* [Challenge] Pictures aside, quote the whole listing exactly.

-- Start of Dataset excerpt --

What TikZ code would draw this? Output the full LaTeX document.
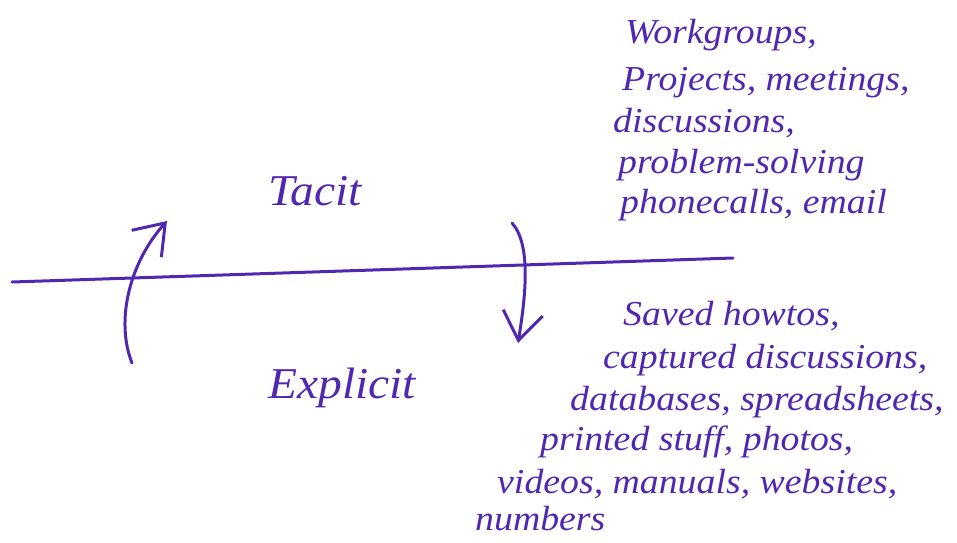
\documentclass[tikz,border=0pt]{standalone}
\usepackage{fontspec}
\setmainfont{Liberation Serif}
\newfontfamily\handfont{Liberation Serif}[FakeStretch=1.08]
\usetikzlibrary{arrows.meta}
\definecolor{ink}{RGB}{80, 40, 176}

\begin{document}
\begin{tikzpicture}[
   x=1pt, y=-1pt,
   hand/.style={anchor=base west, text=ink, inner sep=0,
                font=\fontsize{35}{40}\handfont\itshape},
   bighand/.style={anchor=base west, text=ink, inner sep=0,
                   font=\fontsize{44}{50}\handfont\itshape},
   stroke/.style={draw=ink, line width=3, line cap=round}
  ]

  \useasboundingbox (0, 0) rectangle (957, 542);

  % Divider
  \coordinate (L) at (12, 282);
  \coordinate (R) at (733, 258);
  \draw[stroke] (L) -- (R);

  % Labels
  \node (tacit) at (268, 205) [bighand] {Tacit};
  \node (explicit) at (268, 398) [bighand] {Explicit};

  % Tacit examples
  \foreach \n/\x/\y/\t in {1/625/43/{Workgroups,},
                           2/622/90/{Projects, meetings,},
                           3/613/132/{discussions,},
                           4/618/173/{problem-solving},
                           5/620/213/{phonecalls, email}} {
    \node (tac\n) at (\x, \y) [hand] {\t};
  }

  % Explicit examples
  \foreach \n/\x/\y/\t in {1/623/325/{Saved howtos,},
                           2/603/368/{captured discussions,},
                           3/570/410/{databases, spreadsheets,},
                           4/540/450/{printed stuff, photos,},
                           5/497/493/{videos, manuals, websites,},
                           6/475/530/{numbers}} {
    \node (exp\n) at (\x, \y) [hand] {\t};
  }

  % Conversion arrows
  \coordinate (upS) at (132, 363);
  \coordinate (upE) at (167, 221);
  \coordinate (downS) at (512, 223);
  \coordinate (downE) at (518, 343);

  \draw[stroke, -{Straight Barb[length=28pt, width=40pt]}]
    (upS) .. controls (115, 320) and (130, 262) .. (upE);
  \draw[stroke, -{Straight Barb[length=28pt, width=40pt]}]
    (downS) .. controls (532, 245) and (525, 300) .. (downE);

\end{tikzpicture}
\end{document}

-- End of Dataset excerpt --

* [Completed task]
What TikZ code would draw this? Output the full LaTeX document.
\documentclass[tikz,border=0pt]{standalone}
\usepackage{fontspec}
\setmainfont{Liberation Serif}
\newfontfamily\handfont{Liberation Serif}[FakeStretch=1.08]
\usetikzlibrary{arrows.meta}
\definecolor{ink}{RGB}{80, 40, 176}

\begin{document}
\begin{tikzpicture}[
   x=1pt, y=-1pt,
   hand/.style={anchor=base west, text=ink, inner sep=0,
                font=\fontsize{35}{40}\handfont\itshape},
   bighand/.style={anchor=base west, text=ink, inner sep=0,
                   font=\fontsize{44}{50}\handfont\itshape},
   stroke/.style={draw=ink, line width=3, line cap=round}
  ]

  \useasboundingbox (0, 0) rectangle (957, 542);

  % Divider
  \coordinate (L) at (12, 282);
  \coordinate (R) at (733, 258);
  \draw[stroke] (L) -- (R);

  % Labels
  \node (tacit) at (268, 205) [bighand] {Tacit};
  \node (explicit) at (268, 398) [bighand] {Explicit};

  % Tacit examples
  \foreach \n/\x/\y/\t in {1/625/43/{Workgroups,},
                           2/622/90/{Projects, meetings,},
                           3/613/132/{discussions,},
                           4/618/173/{problem-solving},
                           5/620/213/{phonecalls, email}} {
    \node (tac\n) at (\x, \y) [hand] {\t};
  }

  % Explicit examples
  \foreach \n/\x/\y/\t in {1/623/325/{Saved howtos,},
                           2/603/368/{captured discussions,},
                           3/570/410/{databases, spreadsheets,},
                           4/540/450/{printed stuff, photos,},
                           5/497/493/{videos, manuals, websites,},
                           6/475/530/{numbers}} {
    \node (exp\n) at (\x, \y) [hand] {\t};
  }

  % Conversion arrows
  \coordinate (upS) at (132, 363);
  \coordinate (upE) at (167, 221);
  \coordinate (downS) at (512, 223);
  \coordinate (downE) at (518, 343);

  \draw[stroke, -{Straight Barb[length=28pt, width=40pt]}]
    (upS) .. controls (115, 320) and (130, 262) .. (upE);
  \draw[stroke, -{Straight Barb[length=28pt, width=40pt]}]
    (downS) .. controls (532, 245) and (525, 300) .. (downE);

\end{tikzpicture}
\end{document}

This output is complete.